Common failure modes and how to avoid them
- Vague goals: Define the task, the success signal, and the escalation path.
- One giant agent: Start small. Compose several agents with clear handoffs.
- No human in the loop: Add checkpoints where harm or cost is possible.
- Ignoring cost: Track cost per successful task from day one.
- Static prompts: Schedule evaluations and update prompts on a cadence.
Most of these failures are process issues.

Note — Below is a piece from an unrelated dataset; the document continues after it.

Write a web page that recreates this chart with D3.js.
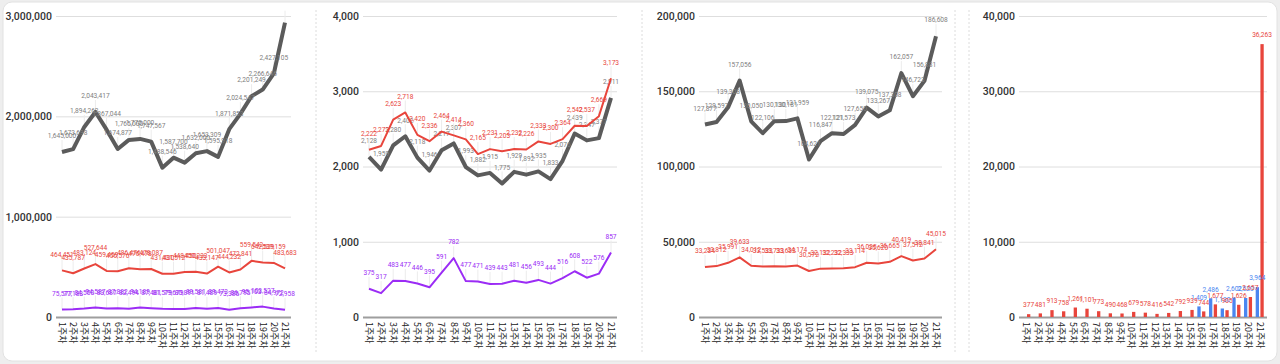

A good service helps by making the right way the easy way.
A brief table you can share with leadership
Statement | What it means | Decision hint |
“We need results this quarter.” | Delivery speed is critical | Prefer service |
“Audit will review this monthly.” | Strong governance required | Prefer service |
“This is our core product.” | Deep control is strategic | Consider custom |
“We have a small platform team.” | Limited ops capacity | Prefer service |
“We must run in region.” | Data residency is strict | Service that supports regional isolation, or custom if not available |
Bringing it together
Use a service when the job is common, regulated, or time bound. Build when the agent logic is your edge and your platform team is ready for the load. The middle path is common. Start with Agentic AI as a Service for quick, safe wins. Stabilize operations and learn. If the agent becomes strategic IP, migrate critical pieces to your own framework on your timeline.
Two final reminders:
- Keep your interfaces clean so you can move between providers and internal code with less friction.
- Treat agents as living systems. Measure, review, and improve on a fixed cadence.
Teams that follow this path avoid long detours and cut risk without stalling progress. That is the real benefit of choosing wisely between custom and managed approaches in build vs buy AI decisions. When your context points to a managed stack, pick a provider that fits your governance and integration needs. When your context points to custom, invest in observability and safety first.
Agentic AI as a Service is not a shortcut. It is a practical way to shift your attention to the work that moves the needle. If you keep score with the rubrics above, your choice will be clear more often than not.